Overview
Sipán, locally known as Huaca Rajada ("cracked or split mound"), lies in the Lambayeque Valley near Chiclayo on the arid north coast of Peru. The site consists of two large eroded adobe pyramids and a lower platform mound, built by the Moche (or Mochica) civilisation, which flourished along the northern Peruvian coast from roughly 100 to 700 CE. The Moche left no writing, but they were master metallurgists and produced some of the most technically and artistically accomplished ceramics and goldwork of the ancient Americas.
In early 1987, the platform mound was being plundered by looters, who broke into a rich tomb and flooded the local market with gold artefacts. Alerted by the sudden appearance of these objects, the Peruvian archaeologist Walter Alva, then director of the Brüning Museum, intervened with police and began an emergency scientific excavation. What followed was one of the most significant archaeological discoveries of the 20th century. Alva's team uncovered a series of intact elite burials, the most spectacular of which was the tomb of an adult male, around 35 to 45 years old, who became known as the Lord of Sipán (El Señor de Sipán).
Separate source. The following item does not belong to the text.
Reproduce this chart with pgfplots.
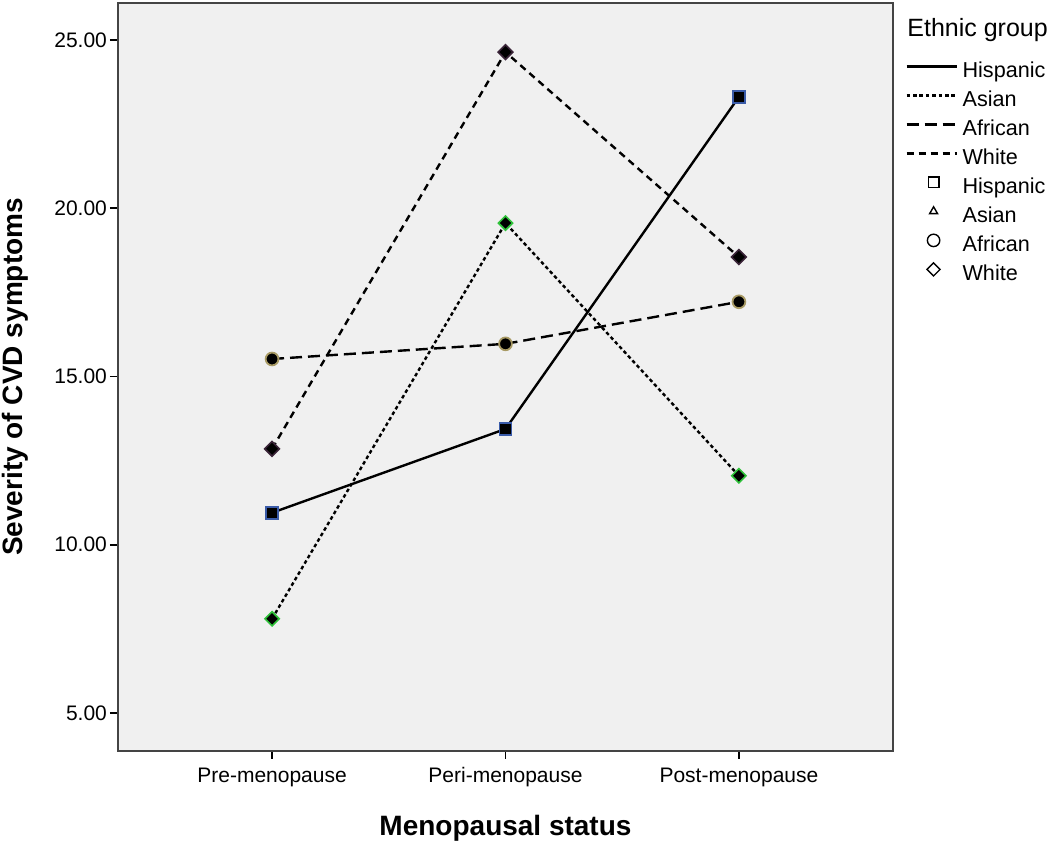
\documentclass[border=0pt]{standalone}
\usepackage{fontspec}
\setmainfont{Liberation Sans}
\usepackage{pgfplots}
\pgfplotsset{compat=1.18}
\definecolor{bgray}{HTML}{F0F0F0}
\definecolor{axgray}{HTML}{444444}
\definecolor{hisp}{HTML}{3A5BA8}
\definecolor{asia}{HTML}{2FC23A}
\definecolor{afri}{HTML}{A89A64}
\definecolor{whit}{HTML}{3A2438}
\tikzset{
  hispline/.style={black, line width=1.2pt, solid},
  asialine/.style={black, line width=1.2pt, dash pattern=on 1.8pt off 1.4pt},
  afriline/.style={black, line width=1.2pt, dash pattern=on 6pt off 3pt},
  whitline/.style={black, line width=1.2pt, dash pattern=on 3.5pt off 2.5pt},
}
\begin{document}
\begin{tikzpicture}
\begin{axis}[
  at={(0,0)}, anchor=south west,
  scale only axis, width=387.5pt, height=374pt,
  xmin=-0.66, xmax=2.66, ymin=3.87, ymax=26.1,
  axis background/.style={fill=bgray},
  axis line style={draw=axgray, line width=1pt},
  xtick={0,1,2},
  xticklabels={Pre-menopause,Peri-menopause,Post-menopause},
  ytick={5,10,15,20,25},
  yticklabel style={xshift=2pt, /pgf/number format/.cd, fixed, fixed zerofill, precision=2},
  /pgf/number format/assume math mode=true,
  tick align=outside, tick pos=left, major tick length=4pt,
  tick style={black, line width=0.8pt},
  ticklabel style={font=\fontsize{10.5}{12}\selectfont},
  xticklabel style={text height=8pt, text depth=2.5pt},
  xlabel={Menopausal status},
  ylabel={Severity of CVD symptoms},
  label style={font=\bfseries\fontsize{14}{16}\selectfont},
  xlabel style={at={(axis description cs:0.5,0)}, anchor=center, yshift=-38.5pt},
  ylabel style={at={(axis description cs:-0.1329,0.5)}, anchor=center},
  legend style={at={(1,1)}, anchor=north west, xshift=6pt, yshift=-27.75pt,
    draw=none, fill=none, inner sep=0pt, row sep=0pt, column sep=0pt,
    font=\fontsize{10.8}{13}\selectfont,
    nodes={inner xsep=1pt, inner ysep=0pt, text height=9.5pt, text depth=5pt}},
  legend cell align=left,
  clip=false,
]
% Hispanic
\addplot[hispline, mark=square*, mark size=3pt,
  mark options={solid, fill=black, draw=hisp, line width=0.8pt}, forget plot]
  coordinates {(0,10.95) (1,13.44) (2,23.31)};
% Asian
\addplot[asialine, mark=square*, mark size=2.5pt,
  mark options={solid, rotate=45, fill=black, draw=asia, line width=0.8pt}, forget plot]
  coordinates {(0,7.80) (1,19.56) (2,12.05)};
% African
\addplot[afriline, mark=*, mark size=3.2pt,
  mark options={solid, fill=black, draw=afri, line width=0.9pt}, forget plot]
  coordinates {(0,15.52) (1,15.97) (2,17.22)};
% White
\addplot[whitline, mark=square*, mark size=2.6pt,
  mark options={solid, rotate=45, fill=black, draw=whit, line width=0.8pt}, forget plot]
  coordinates {(0,12.85) (1,24.64) (2,18.55)};

\addlegendimage{legend image code/.code={\draw[hispline] (0pt,3.5pt) -- (25pt,3.5pt);}}
\addlegendentry{Hispanic}
\addlegendimage{legend image code/.code={\draw[asialine] (0pt,3.5pt) -- (25pt,3.5pt);}}
\addlegendentry{Asian}
\addlegendimage{legend image code/.code={\draw[afriline] (0pt,3.5pt) -- (25pt,3.5pt);}}
\addlegendentry{African}
\addlegendimage{legend image code/.code={\draw[whitline] (0pt,3.5pt) -- (25pt,3.5pt);}}
\addlegendentry{White}
\addlegendimage{legend image code/.code={\path[draw=none] (0pt,3.5pt) -- (27pt,3.5pt);
  \path[draw=none] plot[mark=square, mark size=2.6pt, mark options={draw=black, line width=0.7pt}] coordinates {(13.5pt,3.5pt)};}}
\addlegendentry{Hispanic}
\addlegendimage{legend image code/.code={\path[draw=none] (0pt,3.5pt) -- (27pt,3.5pt);
  \path[draw=none] plot[mark=triangle, mark size=2.3pt, mark options={draw=black, line width=0.7pt}] coordinates {(13.5pt,3.5pt)};}}
\addlegendentry{Asian}
\addlegendimage{legend image code/.code={\path[draw=none] (0pt,3.5pt) -- (27pt,3.5pt);
  \path[draw=none] plot[mark=o, mark size=3.1pt, mark options={draw=black, line width=0.7pt}] coordinates {(13.5pt,3.5pt)};}}
\addlegendentry{African}
\addlegendimage{legend image code/.code={\path[draw=none] (0pt,3.5pt) -- (27pt,3.5pt);
  \path[draw=none] plot[mark=square, mark size=2.3pt, mark options={rotate=45, draw=black, line width=0.7pt}] coordinates {(13.5pt,3.5pt)};}}
\addlegendentry{White}

\node[anchor=west, inner sep=0pt, font=\fontsize{12.5}{14}\selectfont]
  at (rel axis cs:1,1) [xshift=7pt, yshift=-13.5pt] {Ethnic group};
\end{axis}
\pgfresetboundingbox
\path (-59pt,-46.5pt) rectangle (466pt,375.5pt);
\end{tikzpicture}
\end{document}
The Lord of Sipán was buried in a wooden coffin around 250 CE, accompanied by a wealth of grave goods that had never been seen intact for a Moche ruler. He wore gold and silver ornaments, turquoise and gilded-copper jewellery, banners sewn with gilded plaques, and an array of headdresses, necklaces, nose ornaments, ear spools, and a gold-and-silver sceptre. Among the most famous objects is a necklace of large beads in the form of peanuts — ten of gold for the right side, ten of silver for the left. He was accompanied in death by other individuals — including women, a military attendant, a child, and a dog — and by hundreds of ceramic vessels. Nearby tombs included the "Old Lord of Sipán," an earlier and even older ruler, and a priest.
Crucially, because the tomb was excavated scientifically rather than looted, the precise position of every object was recorded, allowing the regalia to be matched to figures depicted in Moche art — particularly the central figure of the "Sacrifice Ceremony," a ritual repeatedly portrayed on Moche pottery. This made it possible to identify the Lord of Sipán not merely as a rich man but as a specific kind of priest-ruler who enacted a known religious role. The finds are displayed in the purpose-built Royal Tombs of Sipán Museum (Museo Tumbas Reales de Sipán) in Lambayeque, opened in 2002.